At December 31, 2004, the pre-tax unrealized gains on marketable securities held by Mattel were
$26.1 million ($16.4 million after-tax).
Provision for Income Taxes
In the fourth quarter of 2004, Mattel reached a settlement with the IRS regarding the examination of
Mattel’s US federal income tax returns for the years 1998 through 2001. The settlement resulted in a net benefit
of $65.1 million from changes in tax estimates, and the benefit is reflected in the 2004 provision for income taxes
in the consolidated statement of operations.
Operating Segment Results
Mattel’s operating segments are separately managed business units and are divided on a geographic basis
between domestic and international. The Domestic segment is further divided into Mattel Girls & Boys Brands
US, Fisher-Price Brands US and American Girl Brands. Operating Segment Results should be read in
conjunction with Item 8 “Financial Statements and Supplementary Data—Note 11 to the Consolidated Financial
Statements.”
Domestic Segment
Mattel Girls & Boys Brands US gross sales decreased 5% in 2004 compared to 2003. Within this segment,
gross sales of Barbie®declined 15%, partially offset by strong sales growth in the Entertainment category.
Management believes that Mattel Girls & Boys Brands US segment sales continue to be negatively impacted by a
continued reduction in inventory of Mattel products held by retailers and continued competitive challenges.
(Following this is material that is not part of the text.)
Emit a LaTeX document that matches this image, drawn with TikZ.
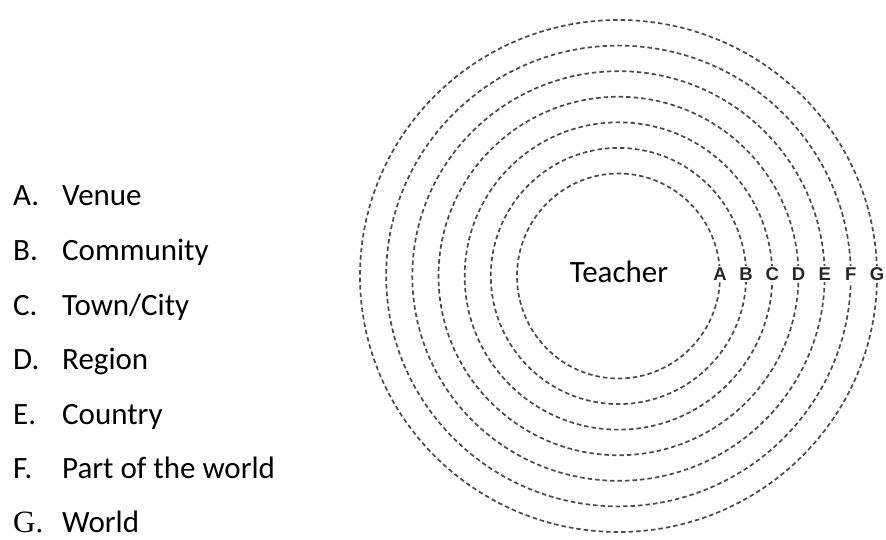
\documentclass[tikz,border=0pt]{standalone}
\usepackage{fontspec}
\setmainfont{Carlito}
\newfontfamily\ringfont{Liberation Sans Bold}
\newfontfamily\timesfont{Liberation Serif}
\definecolor{ringgray}{HTML}{4A4A4A}
\definecolor{lettergray}{HTML}{262626}
\begin{document}
\begin{tikzpicture}[x=1pt,y=1pt,
  ring/.style={draw=ringgray, line width=1.7pt, dash pattern=on 4.5pt off 3pt},
  ringlabel/.style={fill=white, inner sep=1.2pt, text=lettergray,
    font=\ringfont\fontsize{18.5}{18.5}\selectfont},
  listitem/.style={anchor=base west, inner sep=0pt, font=\fontsize{31}{31}\selectfont},
  bigtext/.style={anchor=base, inner sep=0pt, font=\fontsize{31}{31}\selectfont}]
\useasboundingbox (0,0) rectangle (886,539);
% legend
\foreach \k/\lab/\txt in {0/A/Venue,1/B/Community,2/C/Town\slash City,3/D/Region,4/E/Country,5/F/Part of the world}{
  \node[listitem] (l\lab) at (13,{333-54.5*\k}) {\lab.};
  \node[listitem] (t\lab) at (62,{333-54.5*\k}) {\txt};
}
\node[listitem, font=\timesfont\fontsize{31}{31}\selectfont] (lG) at (13,7) {G.};
\node[listitem] (tG) at (62,7) {World};
% rings
\coordinate (ctr) at (618.5,263);
\foreach \k in {0,...,6}{
  \draw[ring] (ctr) ellipse [x radius={101.5+26.17*\k}, y radius={102.5+25.58*\k}];
}
\node[bigtext] (teacher) at (619,257) {Teacher};
\foreach \k/\lab in {0/A,1/B,2/C,3/D,4/E,5/F,6/G}{
  \node[ringlabel] (r\lab) at ({618.5+101.5+26.17*\k},265) {\lab};
}
\end{tikzpicture}
\end{document}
During 2004, management developed a new strategy designed to regain relevance with girls by making
improvements in the product line and launching a new brand campaign highlighting a fresher image, which
resulted in improved performance at retail and increased category share. Mattel Girls & Boys Brands US
segment income decreased 16% to $326.3 million in 2004, primarily due to lower sales volume and a decline in
gross profit resulting from increased sales of lower margin products, including the impact of sales mix, value
enhancement initiatives, increased royalty costs and ongoing external cost pressures.